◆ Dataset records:

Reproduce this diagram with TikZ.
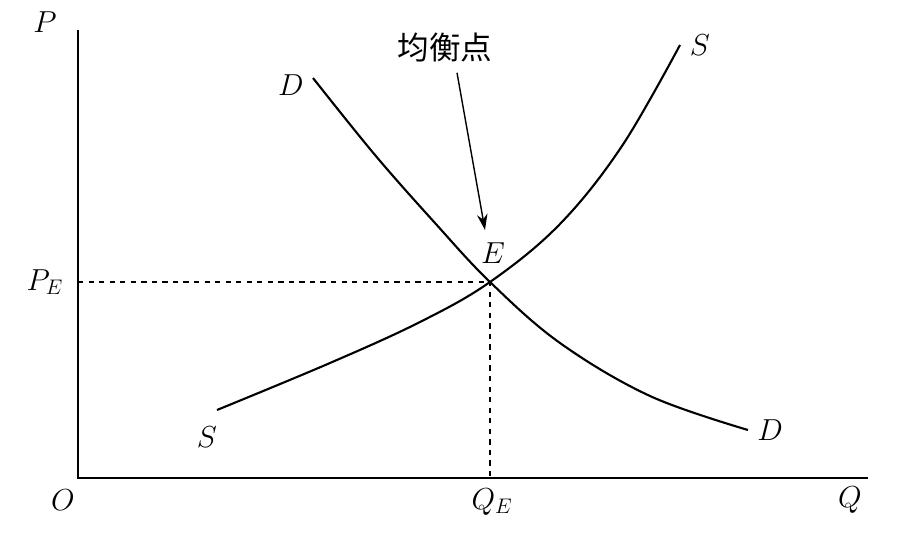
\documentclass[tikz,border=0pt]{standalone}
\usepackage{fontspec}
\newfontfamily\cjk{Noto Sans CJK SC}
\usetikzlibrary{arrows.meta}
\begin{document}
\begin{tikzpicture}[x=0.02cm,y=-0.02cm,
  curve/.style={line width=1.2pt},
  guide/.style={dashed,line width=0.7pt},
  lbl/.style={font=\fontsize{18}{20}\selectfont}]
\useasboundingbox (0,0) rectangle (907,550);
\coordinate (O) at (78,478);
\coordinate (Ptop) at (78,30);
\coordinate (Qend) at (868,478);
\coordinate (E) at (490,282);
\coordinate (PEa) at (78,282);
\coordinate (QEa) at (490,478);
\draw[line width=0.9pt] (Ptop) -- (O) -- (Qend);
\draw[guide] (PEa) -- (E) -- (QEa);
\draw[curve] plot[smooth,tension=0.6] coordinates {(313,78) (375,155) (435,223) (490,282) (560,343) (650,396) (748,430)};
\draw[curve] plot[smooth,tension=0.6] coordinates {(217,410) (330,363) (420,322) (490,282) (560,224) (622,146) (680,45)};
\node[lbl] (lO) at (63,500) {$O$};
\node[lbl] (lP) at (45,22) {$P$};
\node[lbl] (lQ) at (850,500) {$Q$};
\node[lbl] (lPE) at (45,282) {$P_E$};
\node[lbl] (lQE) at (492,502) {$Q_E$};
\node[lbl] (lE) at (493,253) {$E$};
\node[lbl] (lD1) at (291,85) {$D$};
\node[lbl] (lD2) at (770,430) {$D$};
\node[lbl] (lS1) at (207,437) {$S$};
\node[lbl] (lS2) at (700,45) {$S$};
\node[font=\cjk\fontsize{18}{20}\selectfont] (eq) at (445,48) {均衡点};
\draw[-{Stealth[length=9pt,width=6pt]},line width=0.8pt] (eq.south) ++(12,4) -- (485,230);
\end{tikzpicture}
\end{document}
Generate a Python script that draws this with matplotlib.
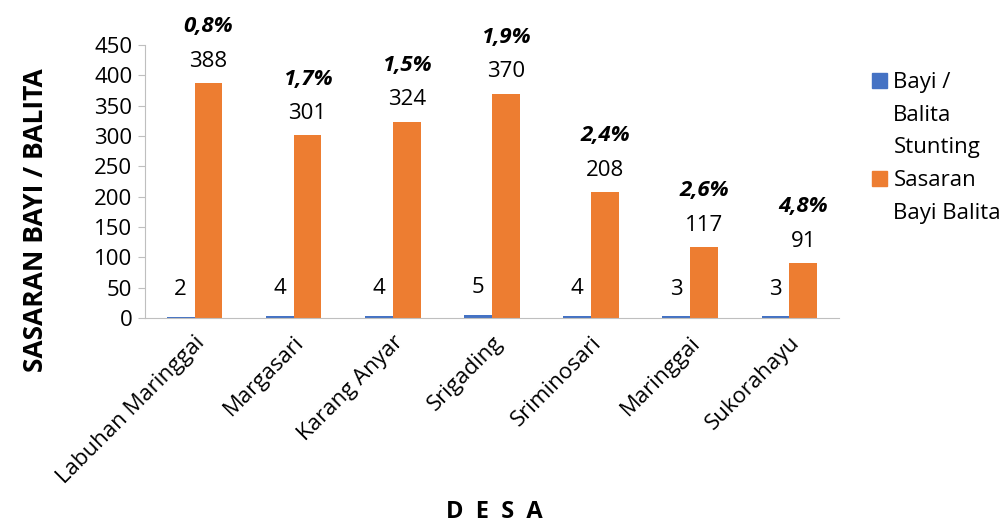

◆ WHAT TO WORK ON: Locate each line with the word "this" and copy it.

◆ ANSWER:
Reproduce this diagram with TikZ.
Generate a Python script that draws this with matplotlib.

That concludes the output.